A verdade da realidade aparece quando ela é vista sob o signo do tempo. Não acreditamos que Dostoiévski anule o tempo. O que ele anula é a sucessão linear dos acontecimentos. Como elemento importante desse processo, está a superação da estrutura do conto, tal como foi teorizada por Edgar Allan Poe: “uma sucessão de acontecimentos, narrados em função do desfecho, o que torna possível a “unidade de efeito”.
Há inúmeras cenas na obra dostoïévskiana que são claramente cinematográficas. Tirando um exemplo, a cena em que Michkin, O idiota, está diante do cadáver de Nastássia Filipovna. Vimos Nastássia em todas as cenas da obra, desde o seu encontro com Michkin até aquele instante em que ela está morta.

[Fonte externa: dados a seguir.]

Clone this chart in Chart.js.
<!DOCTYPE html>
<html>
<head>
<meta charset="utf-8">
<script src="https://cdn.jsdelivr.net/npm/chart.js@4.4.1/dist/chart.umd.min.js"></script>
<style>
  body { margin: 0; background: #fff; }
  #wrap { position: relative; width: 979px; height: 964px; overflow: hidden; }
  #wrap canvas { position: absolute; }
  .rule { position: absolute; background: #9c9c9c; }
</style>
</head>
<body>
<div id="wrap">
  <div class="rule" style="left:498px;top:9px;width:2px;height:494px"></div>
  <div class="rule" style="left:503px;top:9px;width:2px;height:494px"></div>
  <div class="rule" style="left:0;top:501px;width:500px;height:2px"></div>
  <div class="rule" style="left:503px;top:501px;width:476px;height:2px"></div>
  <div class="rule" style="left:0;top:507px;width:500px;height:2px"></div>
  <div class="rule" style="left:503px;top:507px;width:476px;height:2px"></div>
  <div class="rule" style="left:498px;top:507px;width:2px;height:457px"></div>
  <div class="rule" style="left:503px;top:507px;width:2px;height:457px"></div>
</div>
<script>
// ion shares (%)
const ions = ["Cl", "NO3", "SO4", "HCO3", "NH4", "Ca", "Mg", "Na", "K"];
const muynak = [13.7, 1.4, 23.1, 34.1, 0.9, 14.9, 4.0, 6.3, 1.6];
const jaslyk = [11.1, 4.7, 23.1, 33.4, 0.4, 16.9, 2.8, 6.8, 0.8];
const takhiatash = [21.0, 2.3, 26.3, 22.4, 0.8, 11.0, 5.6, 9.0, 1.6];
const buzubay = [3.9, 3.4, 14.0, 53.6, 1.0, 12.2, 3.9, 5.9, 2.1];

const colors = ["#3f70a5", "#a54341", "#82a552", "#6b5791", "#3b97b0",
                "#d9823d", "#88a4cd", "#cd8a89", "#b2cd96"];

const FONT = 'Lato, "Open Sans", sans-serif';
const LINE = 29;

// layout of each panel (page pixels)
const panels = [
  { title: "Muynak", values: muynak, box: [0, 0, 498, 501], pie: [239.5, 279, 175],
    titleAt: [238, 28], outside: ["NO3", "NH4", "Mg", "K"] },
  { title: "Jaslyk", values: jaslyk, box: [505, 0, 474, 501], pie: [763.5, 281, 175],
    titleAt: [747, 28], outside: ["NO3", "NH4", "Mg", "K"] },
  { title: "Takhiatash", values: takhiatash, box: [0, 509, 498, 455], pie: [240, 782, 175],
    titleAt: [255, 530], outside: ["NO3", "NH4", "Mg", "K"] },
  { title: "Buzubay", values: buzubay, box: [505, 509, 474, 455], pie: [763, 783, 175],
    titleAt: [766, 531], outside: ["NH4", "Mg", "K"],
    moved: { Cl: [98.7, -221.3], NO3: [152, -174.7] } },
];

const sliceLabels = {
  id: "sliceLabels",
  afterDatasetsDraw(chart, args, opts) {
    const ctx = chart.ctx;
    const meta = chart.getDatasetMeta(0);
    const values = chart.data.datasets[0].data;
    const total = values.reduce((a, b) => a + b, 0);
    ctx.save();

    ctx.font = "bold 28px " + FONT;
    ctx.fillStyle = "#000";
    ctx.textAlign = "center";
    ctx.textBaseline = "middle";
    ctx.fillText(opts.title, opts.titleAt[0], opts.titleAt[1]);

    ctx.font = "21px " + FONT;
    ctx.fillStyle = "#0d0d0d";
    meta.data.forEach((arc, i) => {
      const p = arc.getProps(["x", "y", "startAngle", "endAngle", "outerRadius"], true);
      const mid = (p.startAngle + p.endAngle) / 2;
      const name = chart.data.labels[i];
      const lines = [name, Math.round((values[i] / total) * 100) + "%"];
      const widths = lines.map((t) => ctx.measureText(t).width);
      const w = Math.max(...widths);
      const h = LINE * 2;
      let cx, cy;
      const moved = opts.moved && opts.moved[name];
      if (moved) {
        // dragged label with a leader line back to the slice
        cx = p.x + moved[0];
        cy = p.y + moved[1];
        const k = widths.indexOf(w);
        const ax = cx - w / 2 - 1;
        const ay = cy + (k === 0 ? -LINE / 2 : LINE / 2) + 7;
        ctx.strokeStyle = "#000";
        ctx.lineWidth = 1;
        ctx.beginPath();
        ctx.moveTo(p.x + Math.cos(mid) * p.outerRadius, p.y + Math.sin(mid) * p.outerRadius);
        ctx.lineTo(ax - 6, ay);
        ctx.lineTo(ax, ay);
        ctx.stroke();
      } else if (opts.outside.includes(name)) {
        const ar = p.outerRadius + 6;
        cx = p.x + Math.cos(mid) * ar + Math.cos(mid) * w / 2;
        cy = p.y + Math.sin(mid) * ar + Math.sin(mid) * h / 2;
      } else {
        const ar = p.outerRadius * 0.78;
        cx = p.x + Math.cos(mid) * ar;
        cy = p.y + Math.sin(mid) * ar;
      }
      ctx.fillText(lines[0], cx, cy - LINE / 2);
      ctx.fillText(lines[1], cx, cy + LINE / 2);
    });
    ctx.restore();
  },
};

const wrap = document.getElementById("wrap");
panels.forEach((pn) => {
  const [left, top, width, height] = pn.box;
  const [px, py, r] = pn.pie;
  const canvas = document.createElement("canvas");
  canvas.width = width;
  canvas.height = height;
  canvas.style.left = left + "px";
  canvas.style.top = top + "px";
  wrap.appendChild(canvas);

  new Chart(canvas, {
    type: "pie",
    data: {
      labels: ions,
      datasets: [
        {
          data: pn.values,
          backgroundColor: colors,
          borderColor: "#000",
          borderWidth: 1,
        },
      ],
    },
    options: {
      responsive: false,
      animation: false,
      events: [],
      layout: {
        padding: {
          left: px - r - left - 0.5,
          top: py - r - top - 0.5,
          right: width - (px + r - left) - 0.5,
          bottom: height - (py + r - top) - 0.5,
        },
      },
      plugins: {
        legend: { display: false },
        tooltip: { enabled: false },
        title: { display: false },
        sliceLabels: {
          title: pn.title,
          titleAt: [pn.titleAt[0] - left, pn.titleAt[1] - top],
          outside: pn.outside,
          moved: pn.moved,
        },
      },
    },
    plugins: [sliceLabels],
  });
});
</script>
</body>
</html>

Uma pesada cortina verde, que devia ter servido para outro fim, pendia de viés, separando a ala da alcova de Rogójin. Estava escuro. As noites brancas, do verão de Petersburgo, já se iam alterando, e se não houvesse lua cheia teria sido difícil distinguir qualquer coisa nessas peças com janelas tapadas por cortinas. Em todo o caso podiam distinguir o rosto um do outro, embora mal. As faces de Rogójin estavam pálidas como de costume. Os seus olhos cintilantes continuavam a vigiar o príncipe, com um brilho seco[1].

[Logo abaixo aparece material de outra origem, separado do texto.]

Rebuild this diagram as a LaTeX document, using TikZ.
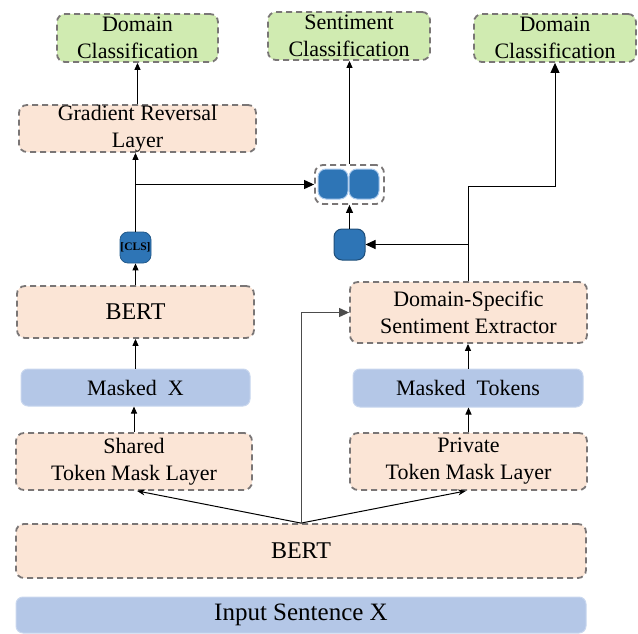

O cinema foi capaz de efetivamente fazer aflorar essa dimensão essencial, a temporalidade. Não é o cinema que cria o evento, mas este é que ocorre à nossa vista. Faz-se presença. O cinema respeita o ritmo e a disposição das coisas. É o que faz com que suas imagens sejam reais. Imagens únicas, essenciais. Este distanciamento, a não-interferência no fluxo da realidade filmada, no cinema contemporâneo, em que podemos sentir o escoar do tempo.
Para Tartóvski – autor de Stalker (1979) e O sacrifício (1986), dentre outros filmes – é que, no cinema atual, nos faz sentir o tempo. Para ele, o tempo é a própria condição de existência da imagem. O cinema, antes de mais nada, é a possibilidade de apreender um fenômeno na sua duração. A imagem, para ele, torna-se verdadeiramente cinematográfica quando não apenas vive no tempo, mas quando o tempo está vivo em seu interior, em cada um de seus fotogramas.
A verdade da realidade aparece quando ela é vista sob o signo do tempo remete à questão inicial do valor da verdade daquilo que se apresenta como real. Por que o narrador está mais próximo da realidade quando dela se afasta? Por que a aderência à linearidade exterior do vivido representa o distanciamento da verdade, ou da verdadeira realidade? Certamente porque a verdade aparente dos momentos vividos na exterioridade cronológica dos eventos não situa as vivências na duração.
Em obras mais tardias, o discurso do narrador não apresenta tons novos e quaisquer diretrizes substanciais em comparação com o discurso das personagens. Em linhas gerais, a narração se desenvolve entre dois limites: entre o discurso secamente informativo, protocolar, de modo algum representativo, e o discurso do herói. Mas onde a narração tende para o discurso do herói ela o apresenta com acento deslocado ou modificado (de modo excitante, polêmico, irônico) e somente em casos raríssimos tende para uma fusão monoacentual com ele.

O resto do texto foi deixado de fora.